Still, on a 40-track album, there are some gems and you’ll come up with your own mixture depending on taste. Highlights include the first release in this series, Jack Hayter’s deconstructed folkatronica ‘Die Another Day’; The Leaf Library’s ‘From Russia With Love’, its electronica haunted by Cold War paranoia; and the icy beauty of The Left Outsides’ ‘Diamonds Are Forever’. The Vatican Cellars offer a slinky bossa nova version of ‘Thunderball’ and Michaelmas don’t attempt to imitate Louis Armstrong or even My Bloody Valentine on ‘We Have All The Time In The World’ and make gentle, tinkling pop, with lots going on underneath, but softly!
‘Tomorrow Never Dies’ is minimal but beautiful folk-pop by Ralegh Long and Friends, while Citizen Helene’s ‘Nobody Does It Better’ is a stripped down piano ballad with just a few vocal touches reminding you of her psych-folk day job.
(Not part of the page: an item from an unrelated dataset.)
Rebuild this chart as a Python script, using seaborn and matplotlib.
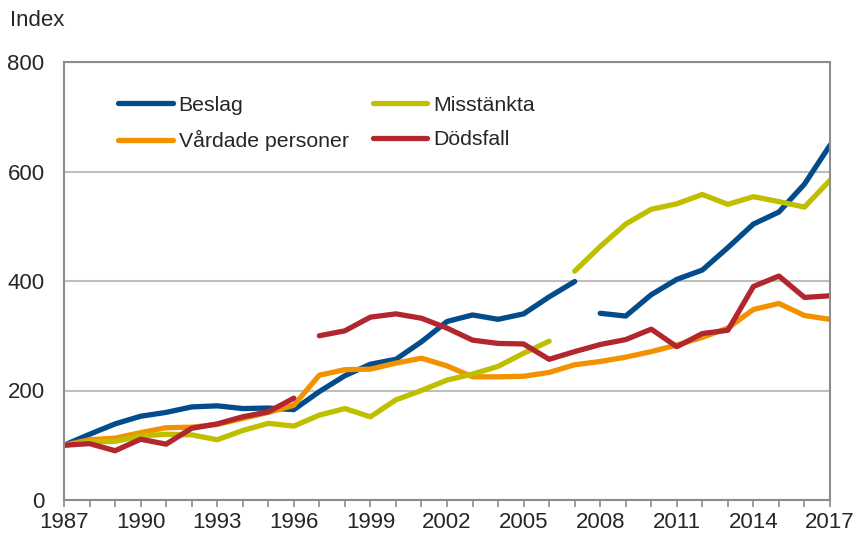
import numpy as np
import pandas as pd
import matplotlib
matplotlib.use("Agg")
import matplotlib.pyplot as plt
from matplotlib.ticker import MultipleLocator
import seaborn as sns

years = list(range(1987, 2018))
beslag = [100, 120, 139, 153, 160, 170, 172, 167, 168, 165, 198, 227, 248, 257, 289,
          326, 338, 330, 340, 371, 399, 341, 336, 375, 403, 420, 461, 504, 526, 577, 648]
misstankta = [100, 106, 107, 117, 120, 119, 110, 127, 140, 135, 155, 167, 152, 183, 200,
              219, 230, 244, 268, 290, 418, 463, 504, 531, 541, 558, 540, 554, 545, 535, 584]
vardade = [100, 110, 113, 123, 132, 133, 138, 149, 160, 173, 228, 238, 239, 250, 259,
           245, 225, 225, 226, 233, 247, 253, 261, 271, 283, 297, 314, 348, 359, 337, 330]
dodsfall = [100, 103, 90, 111, 102, 131, 139, 152, 161, 186, 300, 309, 334, 340, 332,
            314, 292, 286, 285, 257, 271, 284, 293, 312, 280, 304, 310, 390, 409, 370, 373]
# first year of a new (unconnected) line segment for each series
breaks = {"Beslag": 2008, "Misstänkta": 2007, "Vårdade personer": None, "Dödsfall": 1997}
series_names = ["Beslag", "Vårdade personer", "Misstänkta", "Dödsfall"]
series_values = {"Beslag": beslag, "Misstänkta": misstankta,
                 "Vårdade personer": vardade, "Dödsfall": dodsfall}
colors = {"Beslag": "#034C8C", "Misstänkta": "#BFBF00",
          "Vårdade personer": "#F39200", "Dödsfall": "#B2262E"}
x_ticks = list(range(1987, 2018, 3))
y_ticks = [0, 200, 400, 600, 800]

rows = []
for name in series_names:
    for yr, v in zip(years, series_values[name]):
        b = breaks[name]
        seg = 1 if (b is not None and yr >= b) else 0
        rows.append({"year": yr, "value": v, "series": name, "seg": f"{name}-{seg}"})
df = pd.DataFrame(rows)

sns.set_theme(style="white")
plt.rcParams["font.family"] = ["Liberation Sans", "DejaVu Sans"]

fig = plt.figure(figsize=(8.56, 5.36), dpi=100)
ax = fig.add_axes([64 / 856, 1 - 500 / 536, 766 / 856, 438 / 536])

sns.lineplot(data=df, x="year", y="value", hue="series", units="seg", estimator=None,
             hue_order=series_names, palette=colors, linewidth=3.8, ax=ax,
             solid_capstyle="round", legend=True)

ax.set_xlim(1987, 2017)
ax.set_ylim(0, 800)
ax.set_xticks(x_ticks)
ax.xaxis.set_minor_locator(MultipleLocator(1))
ax.set_yticks(y_ticks)
ax.set_xlabel("")
ax.set_ylabel("")
ax.yaxis.grid(True, color="#BEBEBE", linewidth=1.5)
ax.set_axisbelow(True)
for sp in ax.spines.values():
    sp.set_color("#8C8C8C")
    sp.set_linewidth(1.5)
ax.tick_params(axis="x", which="both", direction="out", length=5, width=1.2,
               color="#8C8C8C", labelsize=16, pad=4, bottom=True)
ax.tick_params(axis="y", length=0, labelsize=16, pad=14)

leg = ax.legend(loc="upper left", bbox_to_anchor=(0.071, 0.923), ncol=2, frameon=False,
                fontsize=15.3, handlelength=2.55, handletextpad=0.28, columnspacing=1.15,
                labelspacing=0.72, borderpad=0, borderaxespad=0)
for line in leg.get_lines():
    line.set_linewidth(3.8)
    line.set_solid_capstyle("round")

fig.text(10 / 856, 1 - 20 / 536, "Index", fontsize=16, va="center", ha="left")

fig.savefig("out.png", dpi=100)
Her other band Papernut Cambridge produce one of the highlights of the album, an ambitious, full sounding, adrenaline-pumping ‘The Man With The Golden Gun’. And there are bonus tracks, including 4 ambient pieces by Spaceship Mark Williamson (who also formally appears as his Cross Oss alter ego on the record) that meld drones and evocative samples.
WIAIWYA call it a “celebration of the music of 007” and celebration is what it is, testimony to the enduring power of Bond and the quality of the music that survives so many interpretations.